# Kenya eCitizen Services Dataset - Scraping Exploration Notebook

- This notebook acts as an exploration of the scraping process used to create the Kenya eCitizen Services Dataset. It contains tests and initial code snippets that were part of the development of the scraper.
- This file should not be considered a final or polished script, but rather a record of the exploratory work that went into building the scraper.
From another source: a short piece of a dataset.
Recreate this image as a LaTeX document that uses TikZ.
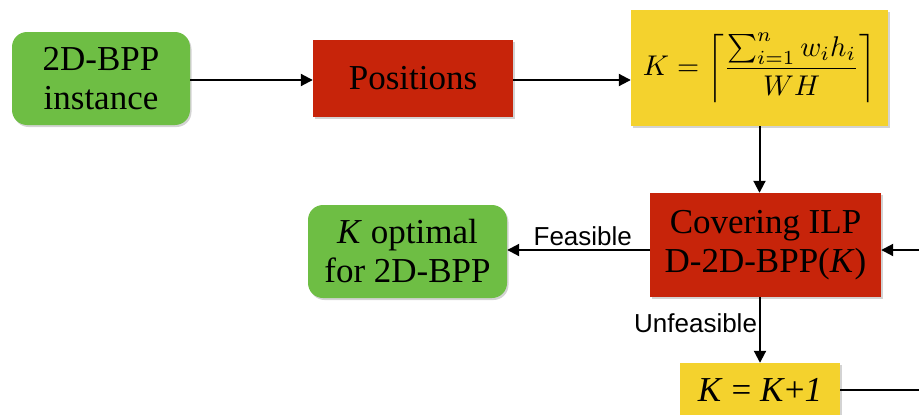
\documentclass[tikz,border=0pt]{standalone}
\usepackage{graphicx}
\usepackage{fontspec}
\setmainfont{Liberation Serif}
\newfontfamily\labfont{Liberation Sans}
\usetikzlibrary{shadows,arrows.meta,calc}
\definecolor{boxgreen}{RGB}{110,190,68}
\definecolor{boxred}{RGB}{199,36,10}
\definecolor{boxyellow}{RGB}{244,210,45}
\tikzset{
  basebox/.style={draw=none, inner sep=0pt, align=center, font=\fontsize{35}{39}\selectfont,
    drop shadow={shadow xshift=1.5pt, shadow yshift=-2pt, opacity=0.35}},
  greenbox/.style={basebox, fill=boxgreen, rounded corners=15pt},
  redbox/.style={basebox, fill=boxred},
  yellowbox/.style={basebox, fill=boxyellow},
  arr/.style={line width=2pt, -{Triangle[length=12pt,width=12pt]}},
  plainline/.style={line width=2pt},
  lab/.style={font=\labfont\fontsize{26}{29}\selectfont, inner sep=3pt}
}
\begin{document}
\begin{tikzpicture}[x=1pt,y=-1pt]
\useasboundingbox (0,0) rectangle (919,415);
\clip (0,0) rectangle (919,415);
\node[greenbox, minimum width=178pt, minimum height=93pt] (inst) at (101,78.5) {2D-BPP\\instance};
\node[redbox, minimum width=200pt, minimum height=77pt] (pos) at (413,78.5) {Positions};
\node[yellowbox, minimum width=257pt, minimum height=116pt, font=\fontsize{10}{12}\selectfont] (form) at (759.5,68)
  {\scalebox{2.85}{$\displaystyle K=\left\lceil\frac{\sum_{i=1}^{n} w_i h_i}{WH}\right\rceil$}};
\node[redbox, minimum width=231pt, minimum height=104pt] (cov) at (765.5,245) {Covering ILP\\D-2D-BPP(\textit{K})};
\node[greenbox, minimum width=199pt, minimum height=93pt] (opt) at (407.5,251.5) {\textit{K} optimal\\for 2D-BPP};
\node[yellowbox, minimum width=160pt, minimum height=54pt] (kk) at (760,390) {\textit{K} = \textit{K}+\textit{1}};
\coordinate (rin) at (919,250);
\coordinate (rout) at (919,390);
\draw[arr] (inst.east |- 0,80) -- (pos.west |- 0,80);
\draw[arr] (pos.east |- 0,80) -- (form.west |- 0,80);
\draw[arr] (form.south) -- (form.south |- cov.north);
\draw[arr] (cov.west |- rin) -- node[lab, above, pos=0.47] {Feasible} (opt.east |- rin);
\draw[arr] (kk.north |- cov.south) -- node[lab, left, pos=0.4, inner sep=2pt] {Unfeasible} (kk.north);
\draw[arr] (rin) -- (cov.east |- rin);
\draw[plainline] (kk.east |- rout) -- (rout);
\end{tikzpicture}
\end{document}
It may contain incomplete code, tests, and notes that were used to understand the structure of the eCitizen platform and how to extract relevant data effectively.
- All scraped pages are saved as HTML files in the `pages/` subdirectory relative to this notebook, and the code snippets here are part of the process of understanding how to retrieve and parse those pages.

In [5]:
from playwright.async_api import async_playwright

# Constants
user_agent = (
	'kenya-ecitizen-scraper/1.0'
	'(public research dataset;'
	'contact: alvinnjiiri@gmail.com)'
)

## Checking the Structure of the `Agencies` Page

- The `Agencies` page on the eCitizen platform lists various government agencies with accompanying details.
- The actual agencies information is loaded in via JavaScript, which means that a simple HTTP request will not retrieve the necessary data.
- To handle this, we will use Playwright to render the page and extract the relevant information after the JavaScript has executed.

In [7]:
URL = "https://accounts.ecitizen.go.ke/en/agencies"
SENTINEL = "https://adc.go.ke/shop"
OUT = "pages/agencies_grid.html"

async def dump_grid() -> None:
	async with async_playwright() as p:
		browser = await p.chromium.launch(
			headless=True
		)
		context = await browser.new_context(
			user_agent=user_agent,
		)
		page = await context.new_page()

		await page.goto(
			URL,
			wait_until="domcontentloaded",
		)

		await page.wait_for_selector(
			f"div.grid a[href='{SENTINEL}']",
			timeout=30_000,
		)

		grid = page.locator("div.grid").first
		html = await grid.evaluate(
			"el => el.outerHTML"
		)

		with open(OUT, "w", encoding="utf-8") as f:
			f.write(html)

		await browser.close()

await dump_grid()
print(f"Wrote: {OUT}")

Wrote: pages/agencies_grid.html